Southern Louisiana has the French to thank for many of its cultural mores. Prominently among them good food, good friends and good wine, in whichever order you please.
While it may be hard to complain with a credo like this, various members of the Baton Rouge community have found nits to pick: Surely, we could be doing more, and better.
The Baton Rouge chapter of Slow Food, an international movement to bring the focus of food back to the source, is looking to enter the gastrocentric Louisiana consciousness.
“It fits right into Louisiana,” said LSU AgCenter professor Carl Motsenbocker, president of the Slow Food Baton Rouge board.
“We’re creating a connection between farmers and consumers,” he said.
At one of Slow Food Baton Rouge’s monthly meet-and-greets, Motsenbocker and company demonstrated just what this connection means to their community with help from the staff of the restaurant Le Creolé, which is situated on Highland Road between Interstate 10 and Airline Highway.
The delicious results were presented with a river of wine by executive chef Ryan André, whose restaurant was chosen specifically for its support of local farmers and food sources.
Flatbread pizza strewn with locally-grown mushrooms, tuna ceviche with endive, Louisiana crawfish and cream cheese rangoons, boudin spring rolls — all served with generous helpings of good company and alcohol: Is this what Slow Food is about?
In Louisiana, it just may be. But putting a finger on what exactly Slow Food means can be difficult, even by its ardent and mindful
members.
Veterinarian-turned-sheep-farmer Roberta McKowen tee-
ters on the brink. She raises and sells her lambs but has a hard time declaring herself a “member,” per sé. “Believer” would be a more accurate title,
she joked.
“It’s an Epicurean philosophy, an ideal,” she explained, straining to verbalize the role of Slow Food in her gastronomic philosophy. “And it’s not just making money; it’s a great death for my animals.”
Every believer in the church of good, fresh Louisiana-grown food has tailored his or her role in
the cause.
“They aren’t requiring you to be organic. It’s just an appreciation of good food — you’d think Louisiana would be all over it,” McKowen said.
While Slow Food chapters have sprung up in places like Shreveport and New Orleans, the New Orleans chapter is listed as “looking for new leadership” and members of the Baton Rouge chapter exhibited frustrations with slow progress.
Slow Food is a mindset and an ideal to strive for. It is for this reason that “all chapters have different activities,” as Motsenbocker put it.
“We do our own thing; we’re a very small group,” he explained.“Programs are designed based on the interests of the chapter.”

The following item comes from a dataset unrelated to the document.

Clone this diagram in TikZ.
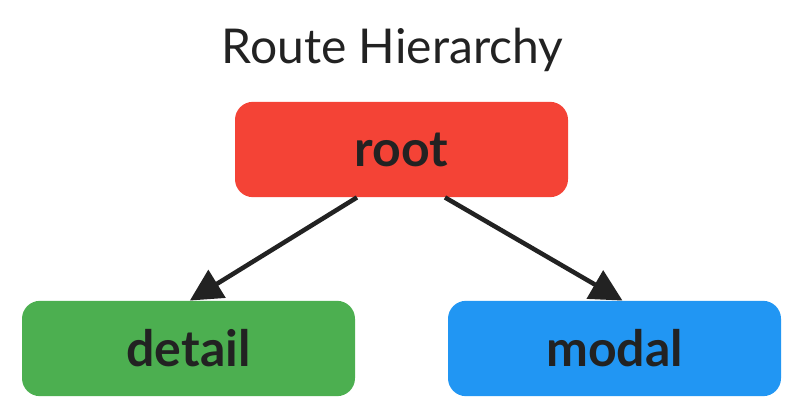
\documentclass[tikz,border=0pt]{standalone}
\usepackage{fontspec}
\setmainfont{Lato}
\usetikzlibrary{arrows.meta}
\definecolor{rootred}{HTML}{F44336}
\definecolor{detailgreen}{HTML}{4CAF50}
\definecolor{modalblue}{HTML}{2196F3}
\definecolor{inkdark}{HTML}{222222}
\begin{document}
\begin{tikzpicture}[x=0.75pt, y=-0.75pt]
\tikzset{routebox/.style={rounded corners=13.5pt, minimum width=249.75pt, minimum height=71.5pt, inner sep=0pt, text=inkdark, font=\fontsize{37.5}{40}\selectfont\bfseries},
fleche/.style={draw=inkdark, line width=3.4pt, -{Triangle[length=24pt 0 0, width=24pt 0 0]}}}
\useasboundingbox (0,0) rectangle (798,414);
\node[anchor=base, text=inkdark, font=\fontsize{36}{40}\selectfont] (titre) at (392.5,63) {Route Hierarchy};
\node[routebox, fill=rootred] (root) at (401.5,149.5) {root};
\node[routebox, fill=detailgreen] (detail) at (188.5,348.5) {detail};
\node[routebox, fill=modalblue] (modal) at (614.5,348.5) {modal};
\draw[fleche] ([xshift=-33.4pt]root.south) -- ([xshift=1pt]detail.north);
\draw[fleche] ([xshift=32.6pt]root.south) -- ([xshift=6pt]modal.north);
\end{tikzpicture}
\end{document}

Motsenbocker hopes to create a ripple in the local culinary community, one that will shed light on restaurants who support local food and, in turn, get people to support those restaurants — and get money back to the local farmers behind the curtain.
“We don’t get many chefs that come to these meetings because they’re working 90-hour weeks,” Motsenbocker said.
Such comments as these exemplify the deep appreciation Slow Food holds for the dirty hands behind the scenes, plowing the soil, feeding the animals and preparing course after course.
“If you want to pay a little bit more to have a direct connection with the farmers, are you willing to do that?” he asked.
On behalf of the cause, Motsenbocker happily said yes, it is worth the added value if it’s good for the local economy.
“People do understand that we should be buying Louisiana crawfish rather than Chinese, for instance,” he said. “We try to support whatever we can in the local food system, and Slow Food is just a piece of the pie.”
This particular night’s gathering hosted many slices of the pie, from enthusiasts to activists, fruit-growers to chicken farmers.
Slow Food sympathizer Chris Frink put it frankly in saying, “It’s the opposite of fast food — you don’t know where that comes from.”
Since starting up four years ago, Frink’s home plays host to laying hens, bees, citrus trees and a large garden.
“Gee, what can we do to feed ourselves if we don’t have any work?” Frink chuckled, but self-sustenance is virtue in the world of Slow Food. “It gets you more aware of what your food is and where it comes from.”